There the Lord of Hell suddenly saw her.
In the sweep of a single glance
He fell in love
And snatched her away -
Love pauses for nothing.
.
Terrified, she screamed for her mother,
And screamed to her friends. But louder
And again and again to her mother.
She ripped her frock from her throat downwards -
So all her cherished flowers scattered in a shower.
(The Rape of Proserpina from The Tales of Ovid tr. by Ted Hughes)

The Rape of Proserpina by Bernini (1621-2)

The Rape of Proserpina by Bernini (1621-2)

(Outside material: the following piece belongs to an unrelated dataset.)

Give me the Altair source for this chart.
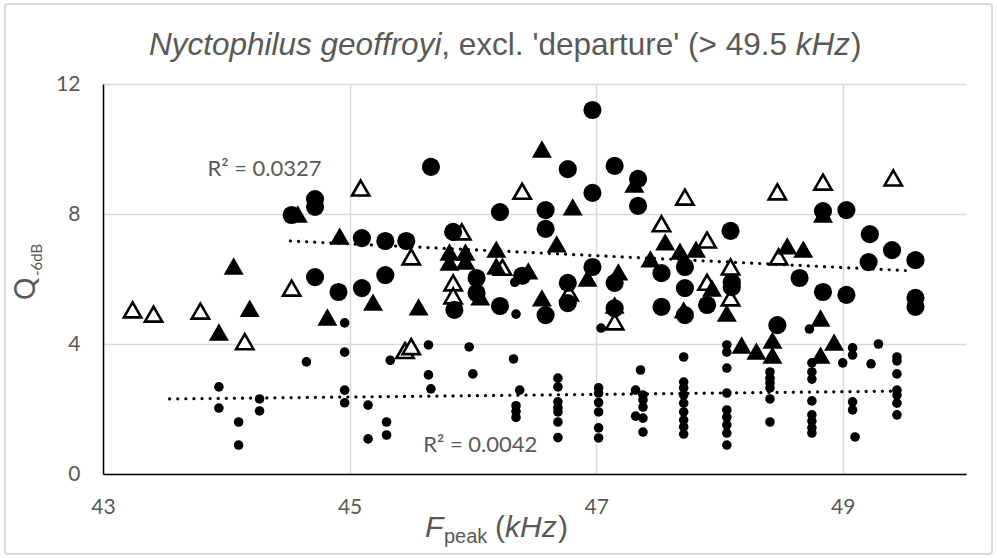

St Peter’s Basilica contains some of the most beautiful and awe-inspiring statues in Christendom - chief among them Michelangelo’s Pietà. However, when I visited the basilica a few years ago, it was another statue that really took my breath away. Actually, it wasn’t so much the statue as the decoration. Was it a cloud? A billowing cloak? Unfortunately, I can’t remember but the marble had been fashioned so realistically it really looked like someone was in the middle of airing the material. Even now, I am in awe of how someone was able to achieve such a dynamic and realistic effect.
.
The same feeling comes upon me each time that I look at the above detail from Gian Lorenzo Bernini’s Rape of Proserpina. I am sure that if Proserpina and Pluto were painted I would have trouble working out whether they were marble or models. It’s all so excitingly, poignantly, disturbingly lifelike.
.
The tale of Pluto’s abduction of Ceres’ daughter Proserpina is an account of how spring/summer turns to winter and back again. ‘Rape’ here is used in its older sense of meaning ‘to abduct’ (cf. The Rape of the Sabine Women). Ted Hughes’s poem is concise and unsparing but if I could change one thing about it I would remove the word ‘Hell’ as a descriptor of Pluto/Hades it gives the wrong impression of what kind of god he was.